• [Exercise brief] Print all of the lines exactly. Any picture among them stays out.

========

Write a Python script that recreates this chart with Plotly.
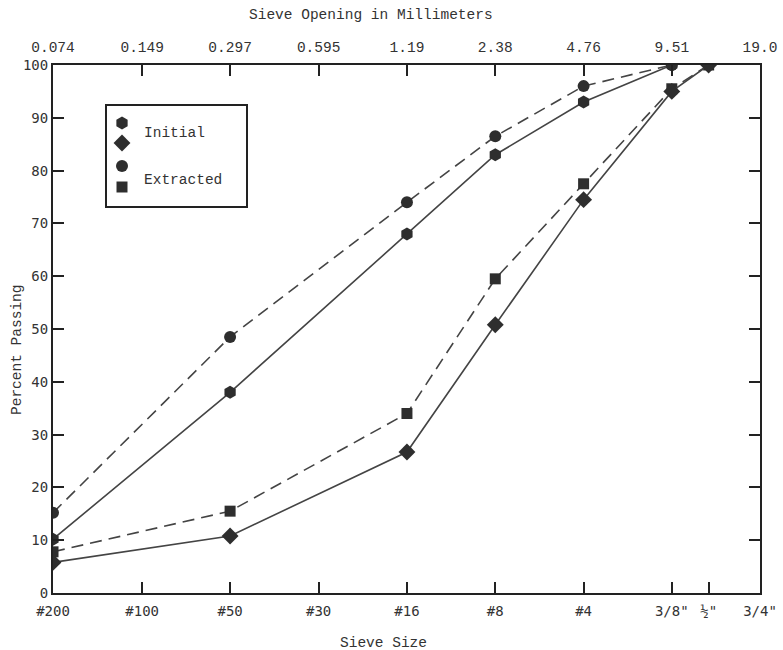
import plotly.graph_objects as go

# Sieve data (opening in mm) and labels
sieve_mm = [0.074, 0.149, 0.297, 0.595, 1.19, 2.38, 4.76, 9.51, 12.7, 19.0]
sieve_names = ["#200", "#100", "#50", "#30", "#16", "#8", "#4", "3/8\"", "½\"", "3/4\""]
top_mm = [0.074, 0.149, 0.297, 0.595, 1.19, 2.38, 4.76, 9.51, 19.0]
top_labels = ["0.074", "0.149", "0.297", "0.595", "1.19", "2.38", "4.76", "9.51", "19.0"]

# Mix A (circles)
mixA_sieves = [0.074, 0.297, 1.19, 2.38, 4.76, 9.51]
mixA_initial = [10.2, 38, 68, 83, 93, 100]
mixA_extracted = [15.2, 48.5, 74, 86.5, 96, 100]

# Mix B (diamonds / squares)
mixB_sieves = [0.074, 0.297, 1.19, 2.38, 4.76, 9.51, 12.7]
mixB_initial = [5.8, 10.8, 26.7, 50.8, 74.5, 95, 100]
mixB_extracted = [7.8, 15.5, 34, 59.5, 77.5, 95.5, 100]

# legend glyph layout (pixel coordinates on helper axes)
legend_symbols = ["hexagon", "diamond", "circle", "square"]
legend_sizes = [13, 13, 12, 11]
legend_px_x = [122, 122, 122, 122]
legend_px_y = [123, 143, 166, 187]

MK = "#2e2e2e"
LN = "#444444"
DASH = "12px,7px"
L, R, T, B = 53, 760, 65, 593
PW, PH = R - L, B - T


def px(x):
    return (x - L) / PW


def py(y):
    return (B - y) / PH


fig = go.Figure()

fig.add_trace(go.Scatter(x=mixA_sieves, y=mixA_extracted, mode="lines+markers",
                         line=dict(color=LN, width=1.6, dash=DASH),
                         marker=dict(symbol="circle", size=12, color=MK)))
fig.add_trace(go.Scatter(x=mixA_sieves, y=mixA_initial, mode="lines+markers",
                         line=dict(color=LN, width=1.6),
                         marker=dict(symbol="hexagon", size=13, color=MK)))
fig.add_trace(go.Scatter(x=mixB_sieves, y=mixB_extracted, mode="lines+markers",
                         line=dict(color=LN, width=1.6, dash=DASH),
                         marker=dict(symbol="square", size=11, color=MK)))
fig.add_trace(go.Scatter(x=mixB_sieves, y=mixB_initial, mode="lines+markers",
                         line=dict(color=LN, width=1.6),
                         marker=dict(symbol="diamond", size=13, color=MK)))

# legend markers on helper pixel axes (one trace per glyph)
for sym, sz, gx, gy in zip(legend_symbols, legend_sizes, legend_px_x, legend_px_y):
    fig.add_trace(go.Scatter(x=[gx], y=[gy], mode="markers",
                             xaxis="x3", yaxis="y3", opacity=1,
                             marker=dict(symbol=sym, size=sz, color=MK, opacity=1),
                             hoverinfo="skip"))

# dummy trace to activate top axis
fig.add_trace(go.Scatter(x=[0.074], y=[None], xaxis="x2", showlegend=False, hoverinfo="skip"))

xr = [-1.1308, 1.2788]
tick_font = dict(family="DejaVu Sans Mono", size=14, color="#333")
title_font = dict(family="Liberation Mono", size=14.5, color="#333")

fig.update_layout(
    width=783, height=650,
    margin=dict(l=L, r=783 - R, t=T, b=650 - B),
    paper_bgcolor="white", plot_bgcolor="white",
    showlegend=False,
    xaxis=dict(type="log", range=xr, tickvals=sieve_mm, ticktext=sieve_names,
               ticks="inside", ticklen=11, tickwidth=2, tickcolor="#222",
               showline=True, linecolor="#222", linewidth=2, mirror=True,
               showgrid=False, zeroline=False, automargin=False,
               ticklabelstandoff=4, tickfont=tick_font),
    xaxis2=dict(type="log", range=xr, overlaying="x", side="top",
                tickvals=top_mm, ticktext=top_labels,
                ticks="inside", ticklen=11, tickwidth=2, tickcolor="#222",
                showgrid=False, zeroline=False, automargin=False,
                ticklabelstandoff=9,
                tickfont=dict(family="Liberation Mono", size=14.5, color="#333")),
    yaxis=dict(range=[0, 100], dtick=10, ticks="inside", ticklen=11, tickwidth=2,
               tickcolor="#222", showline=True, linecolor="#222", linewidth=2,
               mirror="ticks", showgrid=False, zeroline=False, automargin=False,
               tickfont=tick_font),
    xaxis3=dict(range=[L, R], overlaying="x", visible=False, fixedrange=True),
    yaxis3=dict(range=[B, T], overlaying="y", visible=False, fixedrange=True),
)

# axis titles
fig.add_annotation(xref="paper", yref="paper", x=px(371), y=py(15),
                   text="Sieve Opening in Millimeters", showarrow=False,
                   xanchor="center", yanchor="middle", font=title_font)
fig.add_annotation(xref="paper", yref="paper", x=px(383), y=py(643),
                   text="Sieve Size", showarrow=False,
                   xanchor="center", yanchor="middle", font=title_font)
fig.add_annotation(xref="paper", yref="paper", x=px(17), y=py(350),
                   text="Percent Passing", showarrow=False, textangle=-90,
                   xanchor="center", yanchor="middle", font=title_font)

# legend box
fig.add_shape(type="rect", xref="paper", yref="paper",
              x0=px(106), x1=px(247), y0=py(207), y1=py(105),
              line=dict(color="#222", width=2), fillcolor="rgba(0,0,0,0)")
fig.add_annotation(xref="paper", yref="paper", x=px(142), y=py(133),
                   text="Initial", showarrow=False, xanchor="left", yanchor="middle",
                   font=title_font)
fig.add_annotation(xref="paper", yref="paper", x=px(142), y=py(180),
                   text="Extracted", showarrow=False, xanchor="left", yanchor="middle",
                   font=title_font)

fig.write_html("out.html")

========

• [Expected output]
Write a Python script that recreates this chart with Plotly.
import plotly.graph_objects as go

# Sieve data (opening in mm) and labels
sieve_mm = [0.074, 0.149, 0.297, 0.595, 1.19, 2.38, 4.76, 9.51, 12.7, 19.0]
sieve_names = ["#200", "#100", "#50", "#30", "#16", "#8", "#4", "3/8\"", "½\"", "3/4\""]
top_mm = [0.074, 0.149, 0.297, 0.595, 1.19, 2.38, 4.76, 9.51, 19.0]
top_labels = ["0.074", "0.149", "0.297", "0.595", "1.19", "2.38", "4.76", "9.51", "19.0"]

# Mix A (circles)
mixA_sieves = [0.074, 0.297, 1.19, 2.38, 4.76, 9.51]
mixA_initial = [10.2, 38, 68, 83, 93, 100]
mixA_extracted = [15.2, 48.5, 74, 86.5, 96, 100]

# Mix B (diamonds / squares)
mixB_sieves = [0.074, 0.297, 1.19, 2.38, 4.76, 9.51, 12.7]
mixB_initial = [5.8, 10.8, 26.7, 50.8, 74.5, 95, 100]
mixB_extracted = [7.8, 15.5, 34, 59.5, 77.5, 95.5, 100]

# legend glyph layout (pixel coordinates on helper axes)
legend_symbols = ["hexagon", "diamond", "circle", "square"]
legend_sizes = [13, 13, 12, 11]
legend_px_x = [122, 122, 122, 122]
legend_px_y = [123, 143, 166, 187]

MK = "#2e2e2e"
LN = "#444444"
DASH = "12px,7px"
L, R, T, B = 53, 760, 65, 593
PW, PH = R - L, B - T


def px(x):
    return (x - L) / PW


def py(y):
    return (B - y) / PH


fig = go.Figure()

fig.add_trace(go.Scatter(x=mixA_sieves, y=mixA_extracted, mode="lines+markers",
                         line=dict(color=LN, width=1.6, dash=DASH),
                         marker=dict(symbol="circle", size=12, color=MK)))
fig.add_trace(go.Scatter(x=mixA_sieves, y=mixA_initial, mode="lines+markers",
                         line=dict(color=LN, width=1.6),
                         marker=dict(symbol="hexagon", size=13, color=MK)))
fig.add_trace(go.Scatter(x=mixB_sieves, y=mixB_extracted, mode="lines+markers",
                         line=dict(color=LN, width=1.6, dash=DASH),
                         marker=dict(symbol="square", size=11, color=MK)))
fig.add_trace(go.Scatter(x=mixB_sieves, y=mixB_initial, mode="lines+markers",
                         line=dict(color=LN, width=1.6),
                         marker=dict(symbol="diamond", size=13, color=MK)))

# legend markers on helper pixel axes (one trace per glyph)
for sym, sz, gx, gy in zip(legend_symbols, legend_sizes, legend_px_x, legend_px_y):
    fig.add_trace(go.Scatter(x=[gx], y=[gy], mode="markers",
                             xaxis="x3", yaxis="y3", opacity=1,
                             marker=dict(symbol=sym, size=sz, color=MK, opacity=1),
                             hoverinfo="skip"))

# dummy trace to activate top axis
fig.add_trace(go.Scatter(x=[0.074], y=[None], xaxis="x2", showlegend=False, hoverinfo="skip"))

xr = [-1.1308, 1.2788]
tick_font = dict(family="DejaVu Sans Mono", size=14, color="#333")
title_font = dict(family="Liberation Mono", size=14.5, color="#333")

fig.update_layout(
    width=783, height=650,
    margin=dict(l=L, r=783 - R, t=T, b=650 - B),
    paper_bgcolor="white", plot_bgcolor="white",
    showlegend=False,
    xaxis=dict(type="log", range=xr, tickvals=sieve_mm, ticktext=sieve_names,
               ticks="inside", ticklen=11, tickwidth=2, tickcolor="#222",
               showline=True, linecolor="#222", linewidth=2, mirror=True,
               showgrid=False, zeroline=False, automargin=False,
               ticklabelstandoff=4, tickfont=tick_font),
    xaxis2=dict(type="log", range=xr, overlaying="x", side="top",
                tickvals=top_mm, ticktext=top_labels,
                ticks="inside", ticklen=11, tickwidth=2, tickcolor="#222",
                showgrid=False, zeroline=False, automargin=False,
                ticklabelstandoff=9,
                tickfont=dict(family="Liberation Mono", size=14.5, color="#333")),
    yaxis=dict(range=[0, 100], dtick=10, ticks="inside", ticklen=11, tickwidth=2,
               tickcolor="#222", showline=True, linecolor="#222", linewidth=2,
               mirror="ticks", showgrid=False, zeroline=False, automargin=False,
               tickfont=tick_font),
    xaxis3=dict(range=[L, R], overlaying="x", visible=False, fixedrange=True),
    yaxis3=dict(range=[B, T], overlaying="y", visible=False, fixedrange=True),
)

# axis titles
fig.add_annotation(xref="paper", yref="paper", x=px(371), y=py(15),
                   text="Sieve Opening in Millimeters", showarrow=False,
                   xanchor="center", yanchor="middle", font=title_font)
fig.add_annotation(xref="paper", yref="paper", x=px(383), y=py(643),
                   text="Sieve Size", showarrow=False,
                   xanchor="center", yanchor="middle", font=title_font)
fig.add_annotation(xref="paper", yref="paper", x=px(17), y=py(350),
                   text="Percent Passing", showarrow=False, textangle=-90,
                   xanchor="center", yanchor="middle", font=title_font)

# legend box
fig.add_shape(type="rect", xref="paper", yref="paper",
              x0=px(106), x1=px(247), y0=py(207), y1=py(105),
              line=dict(color="#222", width=2), fillcolor="rgba(0,0,0,0)")
fig.add_annotation(xref="paper", yref="paper", x=px(142), y=py(133),
                   text="Initial", showarrow=False, xanchor="left", yanchor="middle",
                   font=title_font)
fig.add_annotation(xref="paper", yref="paper", x=px(142), y=py(180),
                   text="Extracted", showarrow=False, xanchor="left", yanchor="middle",
                   font=title_font)

fig.write_html("out.html")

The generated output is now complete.